Chicken Asparagus Salad

3 cups mixed salad leaves
2 chicken breasts (ca. 1 1/2 cups)
2 tablespoons fresh thyme, chopped
1 tablespoon fresh rosemary, finely chopped
salt and pepper to taste

1 cup green baby asparagus
1 red bell pepper

2 heaped teaspoons mayonnaise (light is fine)
2 heaped teaspoons yogurt (low fat is fine)
1/2 teaspoon curry powder
1/2 teaspoon salt
1 teaspoon fresh lemon juice

Serves 2
Season chicken breasts with rosemary, thyme, salt and pepper. Grill in the oven for about 15 minutes, until just cooked through, turning the pieces halfway. Take out and let cool. Cut into bite sizes.
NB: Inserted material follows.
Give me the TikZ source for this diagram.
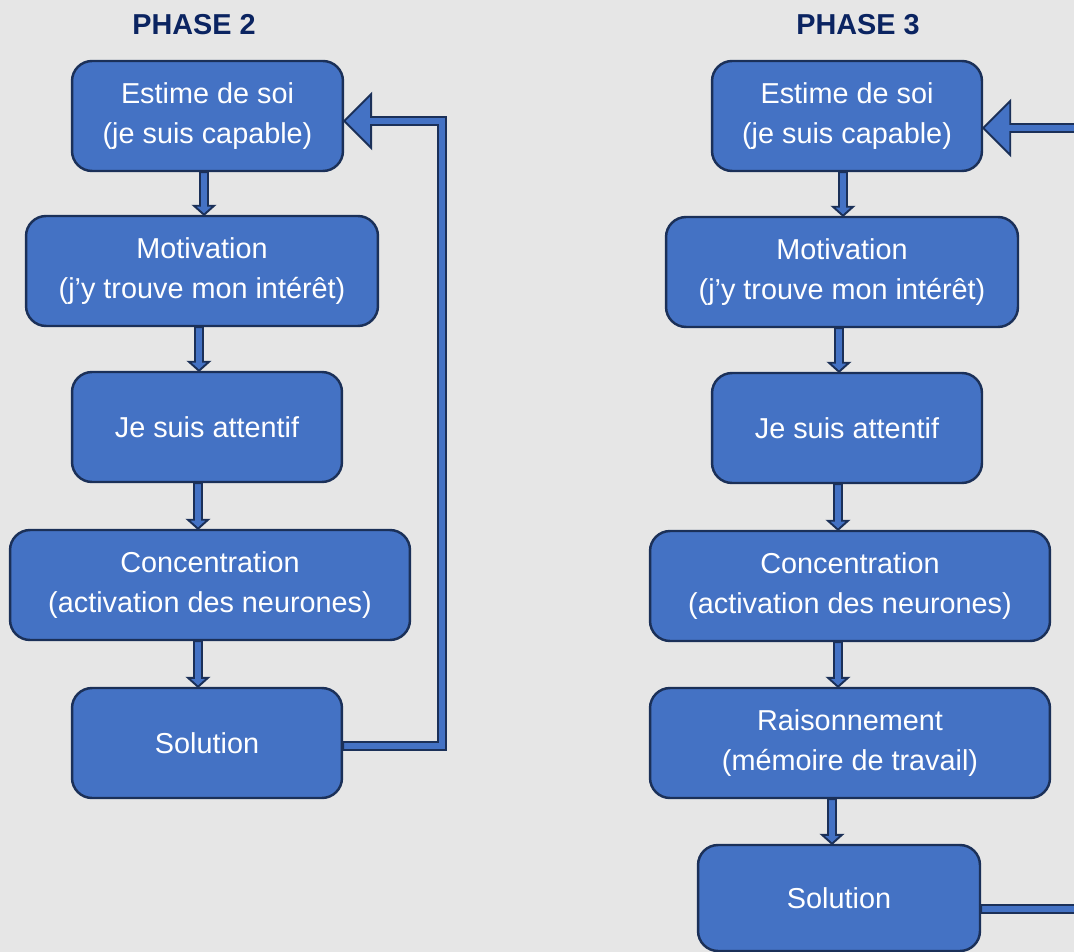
\documentclass[tikz,border=0pt]{standalone}
\usepackage{fontspec}
\setmainfont{Liberation Sans}
\usetikzlibrary{calc}
\definecolor{bgrey}{HTML}{E6E6E6}
\definecolor{boxblue}{HTML}{4472C4}
\definecolor{boxline}{HTML}{1B3058}
\definecolor{titleblue}{HTML}{0B2461}

% block arrow pointing down, from the bottom of #1 to the top of #2, shifted by #3
\newcommand{\blockdown}[3]{%
  \path ($(#1.south)+(#3,0)$) coordinate (bd1);
  \path (bd1 |- #2.north) coordinate (bd2);
  \draw[blk] ($(bd1)+(-4,0)$) -- ($(bd2)+(-4,-9)$) -- ($(bd2)+(-10,-9)$) -- (bd2)
    -- ($(bd2)+(10,-9)$) -- ($(bd2)+(4,-9)$) -- ($(bd1)+(4,0)$) -- cycle;}
% block arrow from the right of #1 round column #3 back into the right of #2
\newcommand{\blockloop}[5]{%
  \path ($(#1.east)+(0,#4)$) coordinate (bl1) ($(#2.east)+(0,#5)$) coordinate (bl2);
  \draw[blk] ($(bl1)+(0,-4)$) -- ($(bl1 -| #3)+(-4,-4)$) -- ($(bl2 -| #3)+(-4,4)$)
    -- ($(bl2)+(27,4)$) -- ($(bl2)+(27,27)$) -- (bl2) -- ($(bl2)+(27,-27)$)
    -- ($(bl2)+(27,-4)$) -- ($(bl2 -| #3)+(4,-4)$) -- ($(bl1 -| #3)+(4,4)$)
    -- ($(bl1)+(0,4)$) -- cycle;}

\begin{document}
\begin{tikzpicture}[x=0.02cm,y=-0.02cm,
  box/.style={draw=boxline,fill=boxblue,line width=1.4pt,rounded corners=0.4cm,align=center,
    text=white,font=\fontsize{16.4}{23.2}\selectfont,minimum height=2.2cm,inner sep=0pt},
  blk/.style={draw=boxline,fill=boxblue,line width=1.1pt,line join=miter},
  phase/.style={font=\fontsize{16.4}{20}\selectfont\bfseries,text=titleblue}]
\useasboundingbox (0,0) rectangle (1074,952);
\fill[bgrey] (0,0) rectangle (1074,952);
\clip (0,0) rectangle (1074,952);
% phase 2
\node[phase] (p2) at (194,25) {PHASE 2};
\node[box,minimum width=5.42cm] (est2) at (207.5,116) {Estime de soi\\(je suis capable)};
\node[box,minimum width=7.04cm] (mot2) at (202,271) {Motivation\\(j’y trouve mon intérêt)};
\node[box,minimum width=5.4cm] (att2) at (207,427) {Je suis attentif};
\node[box,minimum width=8cm] (con2) at (210,585) {Concentration\\(activation des neurones)};
\node[box,minimum width=5.4cm] (sol2) at (207,743) {Solution};
\coordinate (colL) at (442,0);
\blockdown{est2}{mot2}{-3.5}
\blockdown{mot2}{att2}{-3}
\blockdown{att2}{con2}{-9}
\blockdown{con2}{sol2}{-12}
\blockloop{sol2}{est2}{colL}{3}{5}
% phase 3
\node[phase] (p3) at (858,25) {PHASE 3};
\node[box,minimum width=5.4cm] (est3) at (847,116) {Estime de soi\\(je suis capable)};
\node[box,minimum width=7.04cm] (mot3) at (842,272) {Motivation\\(j’y trouve mon intérêt)};
\node[box,minimum width=5.4cm] (att3) at (847,428) {Je suis attentif};
\node[box,minimum width=8cm] (con3) at (850,586) {Concentration\\(activation des neurones)};
\node[box,minimum width=8cm] (rai3) at (850,743) {Raisonnement\\(mémoire de travail)};
\node[box,minimum width=5.64cm,minimum height=2.12cm] (sol3) at (839,898) {Solution};
\coordinate (colR) at (1110,0);
\blockdown{est3}{mot3}{-4}
\blockdown{mot3}{att3}{-3}
\blockdown{att3}{con3}{-9}
\blockdown{con3}{rai3}{-12}
\blockdown{rai3}{sol3}{-18}
\blockloop{sol3}{est3}{colR}{11}{12}
\end{tikzpicture}
\end{document}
Cut asparagus into 1-inch pieces. Steam the asparagus for 2-3 minutes, until tender but left with some crisp to the bite. Set aside. Deseed and devein red bell pepper and cut into 1-inch strips. Wash the salad leaves and pat dry.

In a small bowl, combine all ingredients of the dressing. Mix well.

Combine chicken pieces, bell pepper and asparagus. Stir in the dressing until chicken and vegetables are well coated.

Arrange salad leaves on a serving plate. Put chicken and vegetables with dressing on top. Serve immediately.